◆ DATA EXCERPT

________

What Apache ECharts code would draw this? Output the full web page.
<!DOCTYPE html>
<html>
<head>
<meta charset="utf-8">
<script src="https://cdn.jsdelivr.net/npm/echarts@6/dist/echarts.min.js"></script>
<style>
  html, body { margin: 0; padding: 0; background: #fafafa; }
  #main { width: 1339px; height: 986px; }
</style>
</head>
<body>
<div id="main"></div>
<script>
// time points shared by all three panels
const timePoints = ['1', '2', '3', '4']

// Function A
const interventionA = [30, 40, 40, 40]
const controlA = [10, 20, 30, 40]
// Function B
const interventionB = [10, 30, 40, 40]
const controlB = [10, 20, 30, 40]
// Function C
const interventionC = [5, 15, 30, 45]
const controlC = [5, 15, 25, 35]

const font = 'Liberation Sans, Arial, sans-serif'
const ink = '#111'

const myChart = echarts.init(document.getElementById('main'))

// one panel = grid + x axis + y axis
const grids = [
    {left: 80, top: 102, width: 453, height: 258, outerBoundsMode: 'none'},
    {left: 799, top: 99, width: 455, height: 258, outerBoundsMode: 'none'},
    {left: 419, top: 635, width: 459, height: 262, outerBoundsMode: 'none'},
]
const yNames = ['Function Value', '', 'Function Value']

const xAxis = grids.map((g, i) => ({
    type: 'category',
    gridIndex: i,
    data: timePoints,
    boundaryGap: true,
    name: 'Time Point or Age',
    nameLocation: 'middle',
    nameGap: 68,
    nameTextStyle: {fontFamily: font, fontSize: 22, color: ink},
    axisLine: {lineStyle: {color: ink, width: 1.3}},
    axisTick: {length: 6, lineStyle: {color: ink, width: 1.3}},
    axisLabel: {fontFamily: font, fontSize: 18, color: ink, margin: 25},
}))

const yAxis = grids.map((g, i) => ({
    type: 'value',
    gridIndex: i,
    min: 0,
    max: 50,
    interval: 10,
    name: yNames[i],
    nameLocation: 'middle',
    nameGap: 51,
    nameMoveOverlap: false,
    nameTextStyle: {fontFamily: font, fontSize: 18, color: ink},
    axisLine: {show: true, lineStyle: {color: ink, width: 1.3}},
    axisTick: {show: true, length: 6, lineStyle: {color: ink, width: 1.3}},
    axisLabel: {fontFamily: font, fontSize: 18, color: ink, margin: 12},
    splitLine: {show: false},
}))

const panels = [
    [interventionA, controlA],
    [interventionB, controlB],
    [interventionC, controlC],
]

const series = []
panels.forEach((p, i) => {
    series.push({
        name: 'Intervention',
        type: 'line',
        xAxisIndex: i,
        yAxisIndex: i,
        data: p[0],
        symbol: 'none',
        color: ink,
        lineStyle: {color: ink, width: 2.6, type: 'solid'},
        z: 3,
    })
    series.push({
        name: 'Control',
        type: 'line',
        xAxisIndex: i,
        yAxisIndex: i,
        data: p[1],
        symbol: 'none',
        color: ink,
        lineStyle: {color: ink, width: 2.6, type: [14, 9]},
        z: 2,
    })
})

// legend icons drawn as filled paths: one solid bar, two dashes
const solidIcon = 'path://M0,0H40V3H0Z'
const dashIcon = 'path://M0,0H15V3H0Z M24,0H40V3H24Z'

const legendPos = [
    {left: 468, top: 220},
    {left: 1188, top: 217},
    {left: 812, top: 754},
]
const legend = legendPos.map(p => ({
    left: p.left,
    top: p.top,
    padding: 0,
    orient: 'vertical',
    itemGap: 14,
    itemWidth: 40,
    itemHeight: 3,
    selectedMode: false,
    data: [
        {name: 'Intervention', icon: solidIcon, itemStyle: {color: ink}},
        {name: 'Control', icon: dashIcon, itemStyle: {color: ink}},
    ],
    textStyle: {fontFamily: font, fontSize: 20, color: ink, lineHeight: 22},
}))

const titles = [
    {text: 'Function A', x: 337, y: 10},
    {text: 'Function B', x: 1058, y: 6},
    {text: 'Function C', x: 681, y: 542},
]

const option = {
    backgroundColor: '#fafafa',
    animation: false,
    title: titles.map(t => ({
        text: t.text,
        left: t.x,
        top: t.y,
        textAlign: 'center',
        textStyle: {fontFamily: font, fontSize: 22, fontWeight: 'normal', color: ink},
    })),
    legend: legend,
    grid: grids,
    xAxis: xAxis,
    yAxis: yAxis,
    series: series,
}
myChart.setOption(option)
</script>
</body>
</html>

________

◆ SET TASK
What you return should be the lines from the start of the data through the line with "const timePoints = ['1', '2', '3', '4']", quoted exactly and nothing more.

◆ EXERCISE SOLUTION
What Apache ECharts code would draw this? Output the full web page.
<!DOCTYPE html>
<html>
<head>
<meta charset="utf-8">
<script src="https://cdn.jsdelivr.net/npm/echarts@6/dist/echarts.min.js"></script>
<style>
  html, body { margin: 0; padding: 0; background: #fafafa; }
  #main { width: 1339px; height: 986px; }
</style>
</head>
<body>
<div id="main"></div>
<script>
// time points shared by all three panels
const timePoints = ['1', '2', '3', '4']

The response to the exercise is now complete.